In 2017, around the anniversary of Castile’s death, families of children at J.J. Hill told the Pioneer Press that Castile often high-fived students and helped them with their lunches.
“It’s one thing to say he was a good guy, and it’s another thing to know he was a good guy,” Eisen Ramgren, a student’s parent, told the St. Paul newspaper.
Pam Fergus, an educator who launched the charity, told CNN she delivered a $35,000 check to the St. Paul Public School District this week. The charity, which had an original goal of raising $5,000, now has more than $117,000 in donations, according to the YouCaring page. The funds will continue to pay for student lunches “for years to come,” Fergus wrote in a fundraising update.

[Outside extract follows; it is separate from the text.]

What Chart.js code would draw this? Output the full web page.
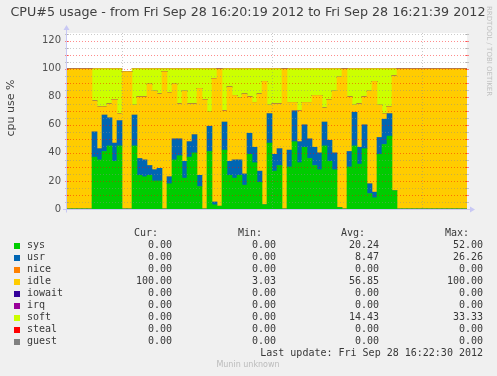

Fergus told Fox 9 News that Castile was known at his school for paying for students’ lunches when they couldn’t afford it.
“Philando was famous for that,” she said. “His mother told me that every day he would call her after leaving his job at J.J. Hill and talk about the kids. Another kid didn’t have the money in his account, so Philando would take $3 out of his pocket and buy that kid’s lunch for the day.”
In July 2016, St. Anthony Police Officer Jeronimo Yanez shot and killed Castile after pulling him over for a broken taillight in a St. Paul suburb.
Yanez maintained that he thought Castile was reaching for the weapon, while Diamond Reynolds, Castile’s girlfriend who filmed the traffic stop from the passenger seat, said he was reaching for his wallet.
Footage of the incident from a police dash cam and Reynolds’ camera shows Castile calmly telling Yanez he had a firearm. After the shooting, Reynolds said Yanez had just asked Castile for his license and registration, adding that Castile was licensed to carry.
Castile’s death sparked nationwide protests against police violence after the shooting and again after Yanez was found not guilty of manslaughter.
Now that the charity has reached well over its fundraising goal, Fergus hopes it can continue to raise money for more schools in Minnesota.
“I don’t know how much it would take to help the whole state of Minnesota,” Fergus told CNN. “There is no end goal. Basically, I want a million bucks in there.”